NEWTON, BERT (1938– )
Bert Newton, Australia’s consummate television host, presenter, interviewer and personality, is the last great survivor of the medium’s beginnings in Australia, when television was joyfully makeshift, impromptu and live. He once described himself as ‘second-stringer, second-banana, feedman, stooge’, but he is also an eloquent and witty speaker and a consummate interviewer.

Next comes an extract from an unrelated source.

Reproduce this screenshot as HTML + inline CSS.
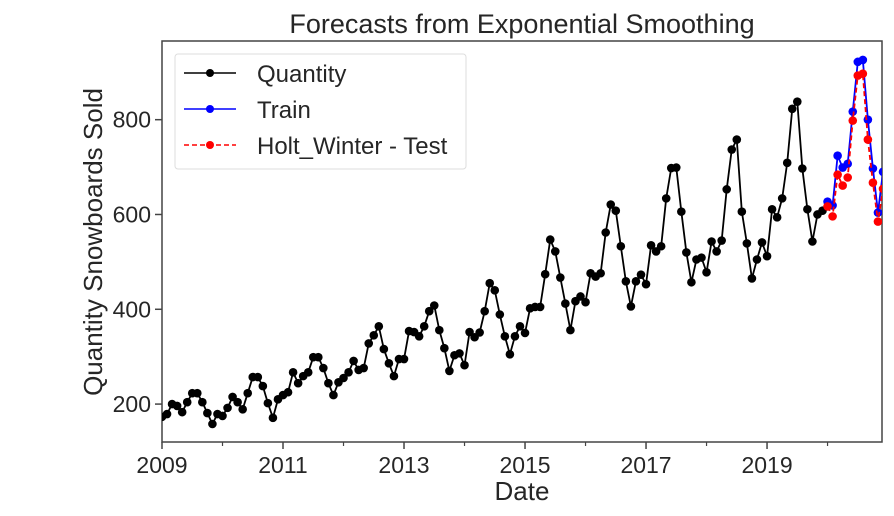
<!DOCTYPE html>
<html><head><meta charset="utf-8"><style>
html,body{margin:0;padding:0;background:#fff;}
svg text{font-family:"Liberation Sans",sans-serif;fill:#262626;}
</style></head><body>
<svg id="chart" width="894" height="511" xmlns="http://www.w3.org/2000/svg">
<text x="522" y="33" text-anchor="middle" font-size="27">Forecasts from Exponential Smoothing</text>
<text x="522" y="500" text-anchor="middle" font-size="26">Date</text>
<text transform="translate(102,242) rotate(-90)" text-anchor="middle" font-size="26">Quantity Snowboards Sold</text>
<g id="plot"></g>
</svg>
<script>
const quantity = [173,179,200,196,183,204,223,223,204,181,158,179,
175,192,215,204,189,223,257,257,238,202,171,210,
219,225,267,244,259,267,299,299,276,244,219,246,
255,267,291,272,276,328,345,364,316,286,259,295,
295,354,352,343,364,396,408,356,318,270,303,307,
282,352,341,351,396,455,440,389,343,305,343,364,
350,402,405,405,474,547,522,467,412,356,417,427,
415,476,469,476,562,621,608,533,459,406,459,473,
453,535,522,533,634,698,699,606,520,457,505,509,
478,543,522,545,653,737,758,606,539,465,505,541,
512,611,594,634,709,823,838,697,611,543,600,608];
const train = [627,619,724,699,707,817,922,926,800,697,604,690];
const test = [617,596,684,661,678,798,893,897,758,667,585,654];
const xTicks = [2009,2011,2013,2015,2017,2019];
const xMinor = [2010,2012,2014,2016,2018,2020];
const yTicks = [200,400,600,800];

const L=162,R=882,T=41,B=442;
const x0=2009,x1=2020.9,y0=120,y1=966;
function sx(d){return L+(d-x0)/(x1-x0)*(R-L);}
function sy(v){return B-(v-y0)/(y1-y0)*(B-T);}
const NS="http://www.w3.org/2000/svg";
const g=document.getElementById('plot');
function mk(tag,attrs,parent){const e=document.createElementNS(NS,tag);for(const k in attrs)e.setAttribute(k,attrs[k]);(parent||g).appendChild(e);return e;}

const clip=mk('clipPath',{id:'clp'});
mk('rect',{x:L,y:T,width:R-L,height:B-T},clip);
const frame=mk('rect',{x:L,y:T,width:R-L,height:B-T,fill:'none',stroke:'#444','stroke-width':1.5});



xTicks.forEach(t=>{
  const X=sx(t);
  const tk=mk('line',{x1:X,x2:X,y1:B,y2:B+7,stroke:'#444','stroke-width':1.5});
  
  
  const tx=mk('text',{x:X,y:473,'text-anchor':'middle','font-size':23});
  tx.textContent=t;
  
  
});
xMinor.forEach(t=>{
  const X=sx(t);
  const tk=mk('line',{x1:X,x2:X,y1:B,y2:B+4,stroke:'#444','stroke-width':1.2});
  
  
});
yTicks.forEach(t=>{
  const Y=sy(t);
  const tk=mk('line',{x1:L-7,x2:L,y1:Y,y2:Y,stroke:'#444','stroke-width':1.5});
  
  
  const tx=mk('text',{x:L-11,y:Y+8,'text-anchor':'end','font-size':23});
  tx.textContent=t;
  
  
});

function series(vals,start,color,dash,name){
  const grp=mk('g',{'clip-path':'url(#clp)'});
  
  
  const pts=vals.map((v,i)=>[sx(start+i/12),sy(v)]);
  const p=mk('polyline',{points:pts.map(p=>p.join(',')).join(' '),fill:'none',stroke:color,'stroke-width':1.8},grp);
  if(dash)p.setAttribute('stroke-dasharray',dash);
  
  
  pts.forEach(q=>{
    const c=mk('circle',{cx:q[0],cy:q[1],r:4.3,fill:color},grp);
    
    
  });
}
series(quantity,2009,'#000',null,'quantity-series');
series(train,2020,'#0000ff',null,'train-series');
series(test,2020,'#ff0000','5,3','test-series');

const lg=mk('g',{});


mk('rect',{x:175,y:54,width:291,height:115,rx:3,fill:'#fff',stroke:'#ddd','stroke-width':1},lg);
[['Quantity','#000',null,73],['Train','#0000ff',null,109],['Holt_Winter - Test','#ff0000','5,3',145]].forEach(e=>{
  const en=mk('g',{},lg);
  
  
  const ln=mk('line',{x1:184,x2:236,y1:e[3],y2:e[3],stroke:e[1],'stroke-width':1.6},en);
  if(e[2])ln.setAttribute('stroke-dasharray',e[2]);
  mk('circle',{cx:210,cy:e[3],r:4,fill:e[1]},en);
  const t=mk('text',{x:257,y:e[3]+9,'font-size':24},en);
  t.textContent=e[0];
});
</script>
</body></html>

Born in Melbourne, Newton became the youngest announcer in Melbourne’s radio history when he joined 3XY after finishing school in 1954, aged 15. He handled every shift on the station at some stage during the 1950s, including the prestigious evening programs, and was Melbourne’s self-labelled ‘Number One Bachelor Boy’ when he conducted 3XY’s Bachelor Club on Tuesday nights.
Newton began his television career at HSV7 in Melbourne, hosting The Late Show. However, at the age of 19 he joined GTV9 and soon became an announcer and Graham Kennedy’s offsider on the hugely successful In Melbourne Tonight. Their double act took Melbourne by storm, with Newton bringing unparalleled experience in ad libbing with him from his radio days. He and Kennedy performed cross-talk comedy with the immediacy of reminiscing brothers.
From 1975 until 1983, Newton worked with Don Lane on his long-running, highly successful The Don Lane Show, an inspired mix of celebrity interviews, stunts and buffoonery. In 1976, he also replaced long-running compere Frank Wilson on the successful talent show New Faces and in 1981, with singer wife Patti, hosted Ford Superquiz. An unhappy spell as general manager of 3DB Melbourne followed (1986–87).
In 1992, Newton moved to Network Ten and daytime television, where for the next 14 years he compered Good Morning Australia, an inventive, largely ad-libbed mix of interviews, music and cooking segments. He returned to the Nine Network in 2006, hosting Bert’s Family Feud and 20 to 1, a show composed of video clips and brief interviews with celebrities held together by Newton’s resonant voice.
Newton wrote Bert! Bert Newton’s Own Story in 1979. He was appointed MBE that year, and AM in 2006. He was compere of the Logie Awards for many years from the time they started in 1959, and won four Gold Logies for his roles in The Don Lane Show and New Faces. Newton is recognised as Australian television’s great talker, able to conversationally seize any moment of spontaneity like no other local compere, but gravely, impeccably diplomatic, with a veteran’s sense of what is appropriate.
REF: G. Blundell, King: The Life and Comedy of Graham Kennedy (2003).